• Required task: Write out the whole of the material exactly.

• Data segment:
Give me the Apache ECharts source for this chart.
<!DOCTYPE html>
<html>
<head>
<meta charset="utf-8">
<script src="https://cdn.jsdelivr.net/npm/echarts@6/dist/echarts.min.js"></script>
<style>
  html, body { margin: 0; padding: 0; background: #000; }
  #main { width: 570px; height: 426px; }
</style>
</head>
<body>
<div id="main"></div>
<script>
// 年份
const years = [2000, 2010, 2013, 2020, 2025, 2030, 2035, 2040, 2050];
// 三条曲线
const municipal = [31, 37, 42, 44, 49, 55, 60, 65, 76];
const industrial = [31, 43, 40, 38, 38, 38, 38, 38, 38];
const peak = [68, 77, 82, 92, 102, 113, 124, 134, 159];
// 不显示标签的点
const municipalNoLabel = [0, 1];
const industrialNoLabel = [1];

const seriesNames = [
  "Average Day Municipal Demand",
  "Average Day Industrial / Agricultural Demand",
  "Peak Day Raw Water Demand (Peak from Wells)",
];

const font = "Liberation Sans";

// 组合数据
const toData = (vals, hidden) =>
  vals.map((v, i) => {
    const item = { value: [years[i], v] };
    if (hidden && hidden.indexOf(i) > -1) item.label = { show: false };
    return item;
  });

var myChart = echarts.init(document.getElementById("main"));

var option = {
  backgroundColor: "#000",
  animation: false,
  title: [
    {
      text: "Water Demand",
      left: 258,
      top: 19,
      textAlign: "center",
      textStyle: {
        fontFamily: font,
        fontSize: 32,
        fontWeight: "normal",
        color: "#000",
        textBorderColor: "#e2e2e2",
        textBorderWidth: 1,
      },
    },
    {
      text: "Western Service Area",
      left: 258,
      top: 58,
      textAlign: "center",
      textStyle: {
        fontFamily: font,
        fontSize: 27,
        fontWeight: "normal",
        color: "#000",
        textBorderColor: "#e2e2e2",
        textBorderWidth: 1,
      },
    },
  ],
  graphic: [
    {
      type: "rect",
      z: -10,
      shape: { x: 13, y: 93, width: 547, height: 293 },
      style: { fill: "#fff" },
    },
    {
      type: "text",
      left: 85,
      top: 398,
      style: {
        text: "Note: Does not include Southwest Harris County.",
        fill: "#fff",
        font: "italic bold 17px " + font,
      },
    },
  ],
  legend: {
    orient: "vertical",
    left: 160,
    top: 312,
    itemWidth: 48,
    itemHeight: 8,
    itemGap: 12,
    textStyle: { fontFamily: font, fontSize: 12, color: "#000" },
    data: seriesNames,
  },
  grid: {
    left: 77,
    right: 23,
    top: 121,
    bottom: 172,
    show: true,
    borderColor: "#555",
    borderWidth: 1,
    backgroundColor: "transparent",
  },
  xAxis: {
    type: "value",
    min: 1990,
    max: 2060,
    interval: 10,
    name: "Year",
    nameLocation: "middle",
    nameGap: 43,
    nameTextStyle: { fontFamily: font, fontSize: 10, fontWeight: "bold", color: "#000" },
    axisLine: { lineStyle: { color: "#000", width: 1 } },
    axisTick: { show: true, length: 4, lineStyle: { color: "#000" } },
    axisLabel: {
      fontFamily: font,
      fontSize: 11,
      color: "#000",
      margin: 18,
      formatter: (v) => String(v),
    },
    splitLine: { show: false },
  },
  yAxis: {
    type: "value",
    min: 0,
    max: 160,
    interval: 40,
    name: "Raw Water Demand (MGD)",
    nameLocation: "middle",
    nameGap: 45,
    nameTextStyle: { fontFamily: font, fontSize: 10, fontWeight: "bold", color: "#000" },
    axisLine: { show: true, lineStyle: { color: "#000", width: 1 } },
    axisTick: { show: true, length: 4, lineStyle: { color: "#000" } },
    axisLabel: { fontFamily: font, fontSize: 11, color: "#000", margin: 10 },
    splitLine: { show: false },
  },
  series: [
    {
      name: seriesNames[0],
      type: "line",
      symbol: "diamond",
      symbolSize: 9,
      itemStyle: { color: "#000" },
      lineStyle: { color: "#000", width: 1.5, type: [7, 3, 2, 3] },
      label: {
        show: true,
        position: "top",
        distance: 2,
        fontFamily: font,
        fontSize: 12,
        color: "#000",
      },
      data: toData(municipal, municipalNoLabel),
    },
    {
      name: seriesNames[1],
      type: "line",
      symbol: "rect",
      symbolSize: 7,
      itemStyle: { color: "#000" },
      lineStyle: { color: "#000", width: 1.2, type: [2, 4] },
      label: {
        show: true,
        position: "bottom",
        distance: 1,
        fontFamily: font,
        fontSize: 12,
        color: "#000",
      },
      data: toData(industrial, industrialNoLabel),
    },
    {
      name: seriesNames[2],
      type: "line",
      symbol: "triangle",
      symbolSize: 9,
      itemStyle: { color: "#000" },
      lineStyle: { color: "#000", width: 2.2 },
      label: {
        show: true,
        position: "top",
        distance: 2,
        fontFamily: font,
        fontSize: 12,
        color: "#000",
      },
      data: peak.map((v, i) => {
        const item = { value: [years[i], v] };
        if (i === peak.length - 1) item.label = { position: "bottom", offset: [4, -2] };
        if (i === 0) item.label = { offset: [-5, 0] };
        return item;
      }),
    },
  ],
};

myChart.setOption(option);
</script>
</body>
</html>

• Exercise response:
Give me the Apache ECharts source for this chart.
<!DOCTYPE html>
<html>
<head>
<meta charset="utf-8">
<script src="https://cdn.jsdelivr.net/npm/echarts@6/dist/echarts.min.js"></script>
<style>
  html, body { margin: 0; padding: 0; background: #000; }
  #main { width: 570px; height: 426px; }
</style>
</head>
<body>
<div id="main"></div>
<script>
// 年份
const years = [2000, 2010, 2013, 2020, 2025, 2030, 2035, 2040, 2050];
// 三条曲线
const municipal = [31, 37, 42, 44, 49, 55, 60, 65, 76];
const industrial = [31, 43, 40, 38, 38, 38, 38, 38, 38];
const peak = [68, 77, 82, 92, 102, 113, 124, 134, 159];
// 不显示标签的点
const municipalNoLabel = [0, 1];
const industrialNoLabel = [1];

const seriesNames = [
  "Average Day Municipal Demand",
  "Average Day Industrial / Agricultural Demand",
  "Peak Day Raw Water Demand (Peak from Wells)",
];

const font = "Liberation Sans";

// 组合数据
const toData = (vals, hidden) =>
  vals.map((v, i) => {
    const item = { value: [years[i], v] };
    if (hidden && hidden.indexOf(i) > -1) item.label = { show: false };
    return item;
  });

var myChart = echarts.init(document.getElementById("main"));

var option = {
  backgroundColor: "#000",
  animation: false,
  title: [
    {
      text: "Water Demand",
      left: 258,
      top: 19,
      textAlign: "center",
      textStyle: {
        fontFamily: font,
        fontSize: 32,
        fontWeight: "normal",
        color: "#000",
        textBorderColor: "#e2e2e2",
        textBorderWidth: 1,
      },
    },
    {
      text: "Western Service Area",
      left: 258,
      top: 58,
      textAlign: "center",
      textStyle: {
        fontFamily: font,
        fontSize: 27,
        fontWeight: "normal",
        color: "#000",
        textBorderColor: "#e2e2e2",
        textBorderWidth: 1,
      },
    },
  ],
  graphic: [
    {
      type: "rect",
      z: -10,
      shape: { x: 13, y: 93, width: 547, height: 293 },
      style: { fill: "#fff" },
    },
    {
      type: "text",
      left: 85,
      top: 398,
      style: {
        text: "Note: Does not include Southwest Harris County.",
        fill: "#fff",
        font: "italic bold 17px " + font,
      },
    },
  ],
  legend: {
    orient: "vertical",
    left: 160,
    top: 312,
    itemWidth: 48,
    itemHeight: 8,
    itemGap: 12,
    textStyle: { fontFamily: font, fontSize: 12, color: "#000" },
    data: seriesNames,
  },
  grid: {
    left: 77,
    right: 23,
    top: 121,
    bottom: 172,
    show: true,
    borderColor: "#555",
    borderWidth: 1,
    backgroundColor: "transparent",
  },
  xAxis: {
    type: "value",
    min: 1990,
    max: 2060,
    interval: 10,
    name: "Year",
    nameLocation: "middle",
    nameGap: 43,
    nameTextStyle: { fontFamily: font, fontSize: 10, fontWeight: "bold", color: "#000" },
    axisLine: { lineStyle: { color: "#000", width: 1 } },
    axisTick: { show: true, length: 4, lineStyle: { color: "#000" } },
    axisLabel: {
      fontFamily: font,
      fontSize: 11,
      color: "#000",
      margin: 18,
      formatter: (v) => String(v),
    },
    splitLine: { show: false },
  },
  yAxis: {
    type: "value",
    min: 0,
    max: 160,
    interval: 40,
    name: "Raw Water Demand (MGD)",
    nameLocation: "middle",
    nameGap: 45,
    nameTextStyle: { fontFamily: font, fontSize: 10, fontWeight: "bold", color: "#000" },
    axisLine: { show: true, lineStyle: { color: "#000", width: 1 } },
    axisTick: { show: true, length: 4, lineStyle: { color: "#000" } },
    axisLabel: { fontFamily: font, fontSize: 11, color: "#000", margin: 10 },
    splitLine: { show: false },
  },
  series: [
    {
      name: seriesNames[0],
      type: "line",
      symbol: "diamond",
      symbolSize: 9,
      itemStyle: { color: "#000" },
      lineStyle: { color: "#000", width: 1.5, type: [7, 3, 2, 3] },
      label: {
        show: true,
        position: "top",
        distance: 2,
        fontFamily: font,
        fontSize: 12,
        color: "#000",
      },
      data: toData(municipal, municipalNoLabel),
    },
    {
      name: seriesNames[1],
      type: "line",
      symbol: "rect",
      symbolSize: 7,
      itemStyle: { color: "#000" },
      lineStyle: { color: "#000", width: 1.2, type: [2, 4] },
      label: {
        show: true,
        position: "bottom",
        distance: 1,
        fontFamily: font,
        fontSize: 12,
        color: "#000",
      },
      data: toData(industrial, industrialNoLabel),
    },
    {
      name: seriesNames[2],
      type: "line",
      symbol: "triangle",
      symbolSize: 9,
      itemStyle: { color: "#000" },
      lineStyle: { color: "#000", width: 2.2 },
      label: {
        show: true,
        position: "top",
        distance: 2,
        fontFamily: font,
        fontSize: 12,
        color: "#000",
      },
      data: peak.map((v, i) => {
        const item = { value: [years[i], v] };
        if (i === peak.length - 1) item.label = { position: "bottom", offset: [4, -2] };
        if (i === 0) item.label = { offset: [-5, 0] };
        return item;
      }),
    },
  ],
};

myChart.setOption(option);
</script>
</body>
</html>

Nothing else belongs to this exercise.